> [STATED PROBLEM]: Copy every line that contains the string "React" from the entries below.

> [WORKING DATA]:
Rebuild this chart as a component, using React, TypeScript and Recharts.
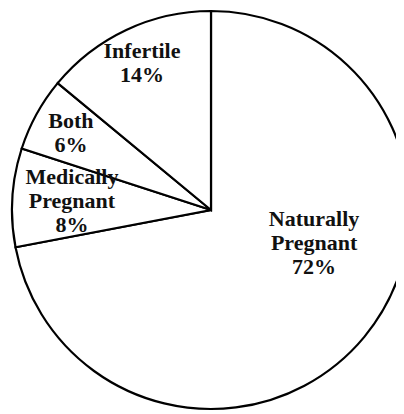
---
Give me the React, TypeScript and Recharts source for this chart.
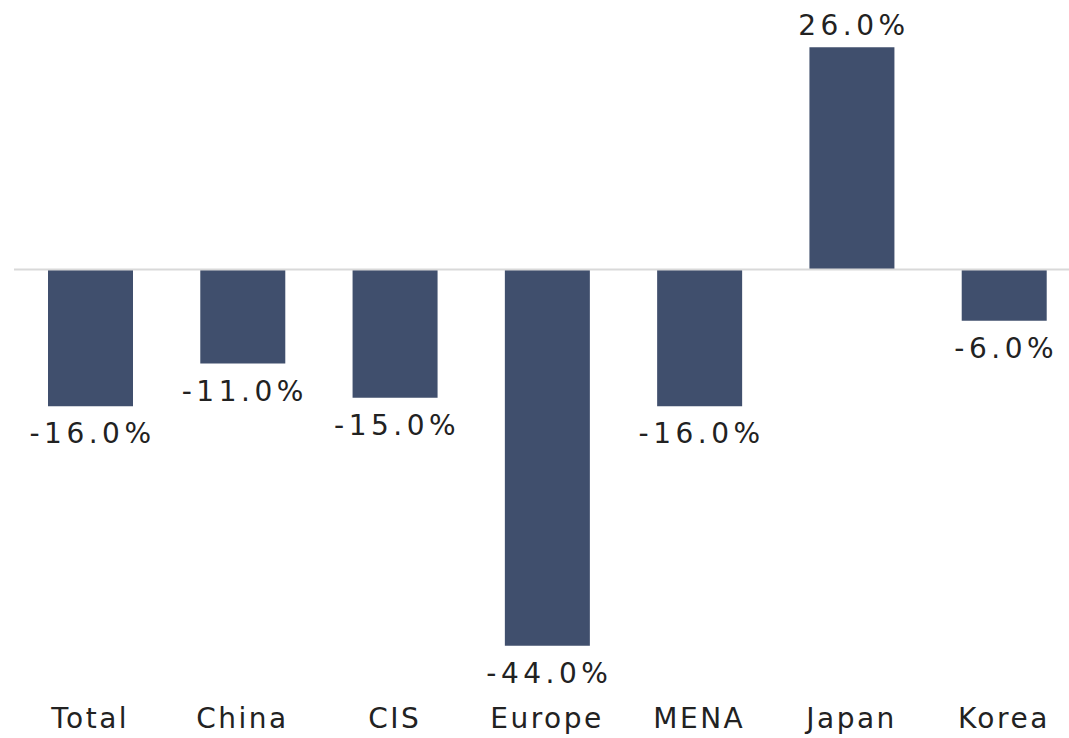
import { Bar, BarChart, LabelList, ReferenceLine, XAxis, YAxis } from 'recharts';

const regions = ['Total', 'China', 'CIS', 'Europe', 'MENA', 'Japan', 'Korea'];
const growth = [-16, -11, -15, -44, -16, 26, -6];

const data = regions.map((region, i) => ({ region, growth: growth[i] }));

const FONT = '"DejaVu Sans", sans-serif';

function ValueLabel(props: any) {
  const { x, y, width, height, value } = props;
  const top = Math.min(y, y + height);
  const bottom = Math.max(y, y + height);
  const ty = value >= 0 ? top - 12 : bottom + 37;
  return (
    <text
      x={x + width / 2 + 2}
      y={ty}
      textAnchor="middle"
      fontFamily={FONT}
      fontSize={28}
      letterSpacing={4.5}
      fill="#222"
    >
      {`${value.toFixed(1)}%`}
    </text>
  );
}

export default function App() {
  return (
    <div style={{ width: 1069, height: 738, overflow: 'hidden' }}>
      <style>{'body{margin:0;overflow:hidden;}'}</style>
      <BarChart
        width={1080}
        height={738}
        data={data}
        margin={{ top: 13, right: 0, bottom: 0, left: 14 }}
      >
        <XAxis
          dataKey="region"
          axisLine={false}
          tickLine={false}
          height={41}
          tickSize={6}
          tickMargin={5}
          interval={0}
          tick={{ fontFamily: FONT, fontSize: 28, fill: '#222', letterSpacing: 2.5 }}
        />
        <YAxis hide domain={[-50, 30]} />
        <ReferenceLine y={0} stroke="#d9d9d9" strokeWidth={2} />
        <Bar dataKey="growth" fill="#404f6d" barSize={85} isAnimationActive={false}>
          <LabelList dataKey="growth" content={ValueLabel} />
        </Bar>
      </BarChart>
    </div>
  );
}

> [RESULT OF THE TASK]:
Rebuild this chart as a component, using React, TypeScript and Recharts.
Give me the React, TypeScript and Recharts source for this chart.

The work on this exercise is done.